De réfrigération, point trop n'en faut, ça enlève le goût de la viande.
J'aime le jaune ici.
On emmène sa grand-mère.
On cherche, on teste, on marchande.
On vend les produits de son jardin à qui passe par là. Nous, personnellement, on cherche plutôt de l'argent (ce qui apparaît légèrement contre-intuitif en arrivant de France). A Tachkent, le grand bazar est le meilleur endroit, dit-on, pour acheter des soums (la monnaie ouzbèke) au cours le plus avantageux qu'offre le marché noir. Alors — à 7.700 soums pour un euro, ça nous fait 770.000 pour cent euros et, si la coupure la plus usitée est celle de 1000 soums, ça nous fait 7.700 billets à fourrer dans nos sacs. Sans en faire tomber une liasse au passage.
On admire les étals. On continue de calculer intérieurement. S'il faut 7.700 soums pour faire un euro, alors mes billets de 1000 soums représentent, à la louche, 12 centimes. Les landaus recyclés s'alignent sur la rue, du lait, des fruits, quelques oignons, des bonbons. Des chaussettes, des pinces à cheveux, des lunettes de soleil, des sous-vêtements.
De toute manière, on ne sait pas trop quoi acheter. Les billets de 1000 soums prennent tant de place dans mon sac que je ne saurais y ranger quoique ce soit de plus. Le seul moyen de faire de la place serait de dépenser cet argent. Evidemment. Mais ça va prendre du temps.
On achète des chaussettes.
ГУШТ, c'est la viande. Pas de jeunes filles en robe jaune à cette boucherie mais une femme qui fait griller des chachliks, son visage rougi par la chaleur.

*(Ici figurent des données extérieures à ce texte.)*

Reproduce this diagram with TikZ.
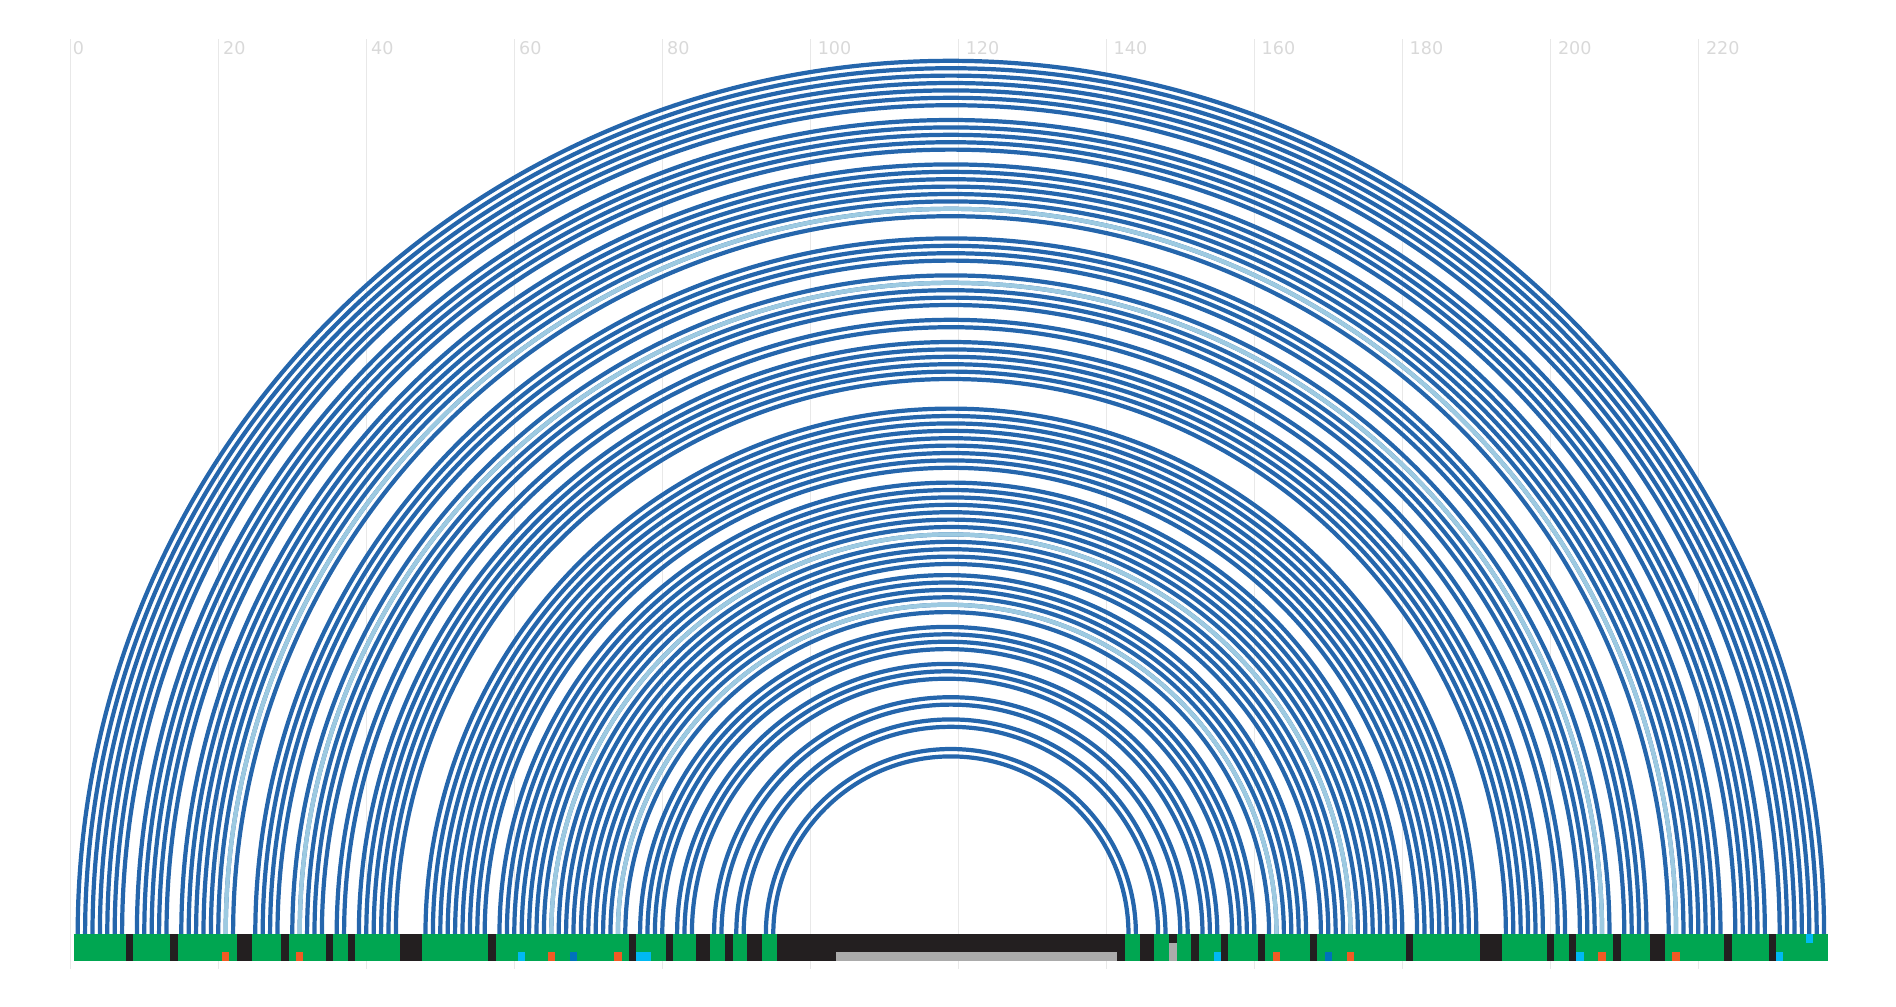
\documentclass[tikz,border=0pt]{standalone}
\usepackage{fontspec}
\setmainfont{DejaVu Sans}

\definecolor{arcblue}{HTML}{2566AC}
\definecolor{arclight}{HTML}{9DCAE1}
\definecolor{stemgreen}{HTML}{00A651}
\definecolor{loopblack}{HTML}{231F20}
\definecolor{gridgray}{HTML}{E8E8E8}
\definecolor{ticktext}{HTML}{D9D9D9}
\definecolor{markorange}{HTML}{F15A24}
\definecolor{markcyan}{HTML}{00B9F2}
\definecolor{markblue}{HTML}{0072BC}
\definecolor{regiongray}{HTML}{ABABAB}

% helices: left start / right end / length
\newcommand{\helixlist}{1/237/7, 9/229/5, 15/223/8, 25/213/4, 30/208/5, 36/202/2, 39/199/6, 48/190/9, 58/180/12, 70/167/6, 77/160/4, 82/155/3, 87/151/2, 90/148/2, 94/144/2}

\begin{document}
\begin{tikzpicture}[x=0.148cm, y=0.148cm,
  pair/.style = {arcblue, line width=2.4pt},
  wobble/.style = {arclight, line width=2.4pt},
  tick/.style = {anchor=north west, inner sep=0pt, text=ticktext, font=\fontsize{10}{12}\selectfont}]
\useasboundingbox (-9.5,-9.73) rectangle (246.72,126.22);

\foreach \v/\dx in {0/0.31, 20/0.6, 40/0.6, 60/0.6, 80/0.6, 100/0.96, 120/0.96, 140/0.96, 160/0.96, 180/0.96, 200/1.0, 220/1.0} {
  \draw[gridgray, line width=0.8pt] (\v,-4.73) -- (\v,120.9);
  \node[tick] (t\v) at (\v+\dx,120.7) {\v};
}

\foreach \a/\b/\n in \helixlist {
  \foreach \t in {1,...,\n}
    \draw[pair] (\a+\t-1,0) arc[start angle=180, end angle=0, radius={(\b-\a-2*\t+2)/2}];
}
\foreach \i/\j in {21/217, 31/207, 65/173, 74/163}
  \draw[wobble] (\i,0) arc[start angle=180, end angle=0, radius={(\j-\i)/2}];

% sequence bar
\fill[loopblack] (0.5,0) rectangle (237.5,-3.65);
\foreach \a/\b/\n in \helixlist {
  \fill[stemgreen] (\a-0.5,0) rectangle (\a+\n-0.5,-3.65);
  \fill[stemgreen] (\b-\n+0.5,0) rectangle (\b+0.5,-3.65);
}
\fill[regiongray] (103.5,-2.43) rectangle (141.5,-3.65);
\fill[regiongray] (148.5,-1.22) rectangle (149.5,-3.65);
\foreach \i in {21,31,65,74,163,173,207,217}
  \fill[markorange] (\i-0.5,-2.43) rectangle (\i+0.5,-3.65);
\foreach \i in {61,77,78,155,204,231}
  \fill[markcyan] (\i-0.5,-2.43) rectangle (\i+0.5,-3.65);
\foreach \i in {68,170}
  \fill[markblue] (\i-0.5,-2.43) rectangle (\i+0.5,-3.65);
\fill[markcyan] (234.5,0) rectangle (235.5,-1.22);
\end{tikzpicture}
\end{document}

Dans chaque sac, une variété différente de riz, la grande production du Khorezm. Riz d'Ourgench, riz de Noukous.
Elle passe, il passe. J'aime le bleu des parasols. J'aime le rouge du sac sur le vélo. J'aime le bleu du vélo. Et le noir des corps, le noir des ombres.
Khiva, ses murs de brique crue qui enferment la vieille ville.
Il y a beaucoup de bouchers à Khiva. A vrai dire, la viande est un élément essentiel de la nourriture ici. Avec le riz.
J'aime la toile blanche tendue derrière la viande pour mieux la mettre en valeur.
J'aime les balais de joncs.
Et les œufs, œufs de poule, œufs de caille, assortis aux murs, assortis au sol en éclats coquille d'œuf.
J'aime le rouge du manteau. J'aime le bleu A & C Aygen collection. J'aime les petits garçons qui vont par paire, bras dessus bras dessous.
Et les sacs en plastique aux marques soi-disant occidentales et prestigieuses qu'on achètera avec le pain pour faire comme si. Comme si on allait régulièrement faire ses courses à Hong-Kong, à Caracas, à Londres, à Tcheliabinsk, à Madère.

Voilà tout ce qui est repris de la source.